On Sending Incomprehensible Results: “…at the conclusion of its reinvestigation, Experian sends consumers notices that fail to inform them of the reinvestigation results, and instead provides information that is confusing, ambiguous, incorrect, and internally inconsistent.”
Societal Impact Mapping
Public Health Crisis
Constant financial stress is a public health crisis. Being unable to correct damaging errors that lock you out of economic stability creates chronic anxiety. Experian’s system manufactures this stress on an industrial scale. The process is so opaque and ineffective that it leaves people feeling helpless and trapped, which has documented negative effects on both mental and physical health.
Economic Inequality Engine
The system is not broken for everyone. It works just fine for the creditors and debt collectors who furnish data. Experian’s failures disproportionately harm those with the fewest resources to fight back. A person trying to secure their first apartment or a reliable car to get to work can have their life derailed by an error Experian refuses to properly investigate. By preserving inaccurate negative information, Experian acts as a gatekeeper, trapping people in cycles of debt and high-interest loans while reinforcing existing economic divides.
What Now?
This lawsuit is a critical step, but it is only one battle. Accountability requires sustained public pressure.
Corporate Roles on Watch
- The Chief Executive Officer, Experian Information Solutions, Inc.
- The Board of Directors, Experian Information Solutions, Inc.
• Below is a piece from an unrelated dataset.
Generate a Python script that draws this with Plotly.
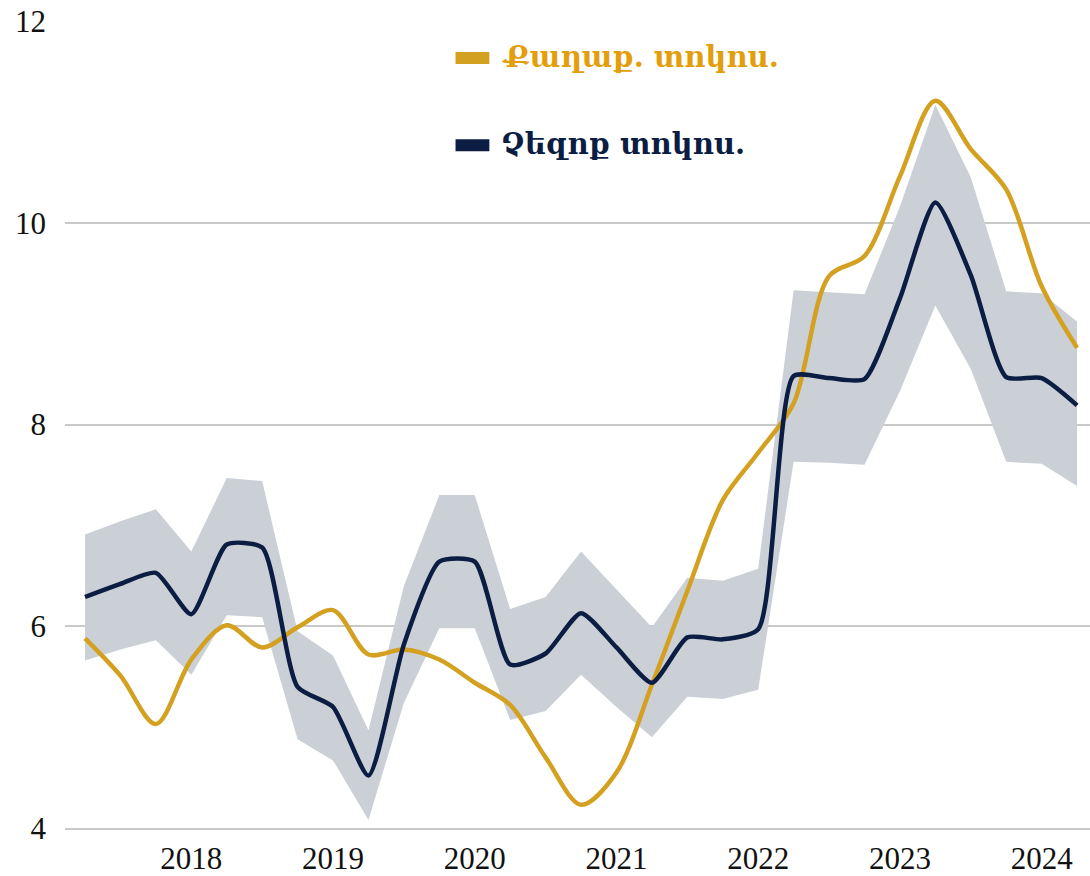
import plotly.graph_objects as go

# Quarterly observations, 2017Q2 - 2024Q2
quarters = [
    "2017Q2", "2017Q3", "2017Q4",
    "2018Q1", "2018Q2", "2018Q3", "2018Q4",
    "2019Q1", "2019Q2", "2019Q3", "2019Q4",
    "2020Q1", "2020Q2", "2020Q3", "2020Q4",
    "2021Q1", "2021Q2", "2021Q3", "2021Q4",
    "2022Q1", "2022Q2", "2022Q3", "2022Q4",
    "2023Q1", "2023Q2", "2023Q3", "2023Q4",
    "2024Q1", "2024Q2",
]

policy_rate = [5.88, 5.51, 5.03, 5.67, 6.01, 5.79, 5.99, 6.16, 5.72, 5.77,
               5.67, 5.44, 5.22, 4.70, 4.23, 4.55, 5.42, 6.35, 7.25, 7.72,
               8.21, 9.47, 9.67, 10.46, 11.21, 10.73, 10.33, 9.37, 8.76]

neutral_rate = [6.29, 6.42, 6.53, 6.12, 6.81, 6.78, 5.40, 5.20, 4.52, 5.82,
                6.64, 6.64, 5.62, 5.73, 6.13, 5.79, 5.44, 5.89, 5.87, 5.97,
                8.48, 8.46, 8.45, 9.25, 10.20, 9.48, 8.47, 8.46, 8.19]

neutral_upper = [6.91, 7.04, 7.16, 6.74, 7.47, 7.44, 5.95, 5.71, 4.97, 6.40,
                 7.30, 7.30, 6.17, 6.29, 6.74, 6.36, 5.99, 6.48, 6.45, 6.57,
                 9.33, 9.31, 9.29, 10.16, 11.17, 10.45, 9.32, 9.30, 9.02]

neutral_lower = [5.66, 5.77, 5.86, 5.52, 6.11, 6.09, 4.88, 4.67, 4.08, 5.24,
                 5.98, 5.98, 5.07, 5.16, 5.52, 5.20, 4.90, 5.30, 5.28, 5.37,
                 7.63, 7.62, 7.60, 8.33, 9.18, 8.55, 7.63, 7.61, 7.39]

year_ticks = ["2018Q1", "2019Q1", "2020Q1", "2021Q1", "2022Q1", "2023Q1", "2024Q1"]
year_labels = ["2018", "2019", "2020", "2021", "2022", "2023", "2024"]
y_ticks = [4, 6, 8, 10, 12]

series_names = ["Քաղաք. տոկոս.", "Չեզոք տոկոս."]

GOLD = "#D4A020"
GOLD_TEXT = "#E39E0C"
NAVY = "#0B1D42"
BAND = "#CBD0D7"
GRID = "#C9C9C9"
SERIF = "Liberation Serif, Times New Roman, serif"

fig = go.Figure()

# Uncertainty band around the neutral rate
fig.add_trace(go.Scatter(
    x=quarters, y=neutral_upper, mode="lines",
    line=dict(width=0, color=BAND), hoverinfo="skip", showlegend=False,
))
fig.add_trace(go.Scatter(
    x=quarters, y=neutral_lower, mode="lines",
    line=dict(width=0, color=BAND), fill="tonexty", fillcolor=BAND,
    hoverinfo="skip", showlegend=False,
))

fig.add_trace(go.Scatter(
    x=quarters, y=policy_rate, mode="lines", name=series_names[0],
    line=dict(color=GOLD, width=4.5, shape="spline", smoothing=0.9),
    showlegend=False,
))
fig.add_trace(go.Scatter(
    x=quarters, y=neutral_rate, mode="lines", name=series_names[1],
    line=dict(color=NAVY, width=4.5, shape="spline", smoothing=0.6),
    showlegend=False,
))

# Legend drawn as swatches plus labels
legend_rows = [(0.954, GOLD, GOLD_TEXT), (0.846, NAVY, NAVY)]
for (ypos, swatch, txt_color), name in zip(legend_rows, series_names):
    fig.add_shape(type="line", xref="paper", yref="paper",
                  x0=0.381, x1=0.414, y0=ypos, y1=ypos,
                  line=dict(color=swatch, width=12))
    fig.add_annotation(xref="paper", yref="paper", x=0.423, y=ypos + 0.002,
                       xanchor="left", yanchor="middle", showarrow=False,
                       text="<b>" + name + "</b>",
                       font=dict(family="DejaVu Serif", size=29, color=txt_color))

fig.update_layout(
    width=1090, height=876,
    margin=dict(l=65, r=0, t=21, b=45),
    plot_bgcolor="white", paper_bgcolor="white",
    showlegend=False,
    font=dict(family=SERIF, color="#111111"),
)
fig.update_xaxes(
    type="category", range=[-0.565, 28.365],
    tickmode="array", tickvals=year_ticks, ticktext=year_labels,
    tickfont=dict(size=31, family=SERIF, color="#111111"),
    showgrid=False, zeroline=False,
    showline=True, linecolor=GRID, linewidth=1.5, ticks="",
    ticklabelstandoff=2,
)
fig.update_yaxes(
    range=[4, 12], tickmode="array", tickvals=y_ticks,
    tickfont=dict(size=31, family=SERIF, color="#111111"),
    showgrid=True, gridcolor=GRID, gridwidth=1.5,
    zeroline=False, showline=False, ticks="",
    ticklabelstandoff=18,
)

fig.write_html("out.html")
- Head of Global Consumer Services
Regulatory Watchlist
- Consumer Financial Protection Bureau (CFPB): The agency leading this lawsuit. Their public complaint database is a vital tool for tracking corporate abuse.
- Federal Trade Commission (FTC): Another key regulator with authority over consumer reporting agencies.
The Resistance
Waiting for regulators is not enough. The most powerful defense against corporate abuse is collective action. Support local tenant unions and consumer rights groups who help people navigate these predatory systems. Participate in mutual aid networks that provide resources when the formal economy fails people. The fight for fair credit is part of the larger fight for economic justice. It is won in our communities, by organizing and demanding that our financial lives are treated with dignity, not as a product to be sold.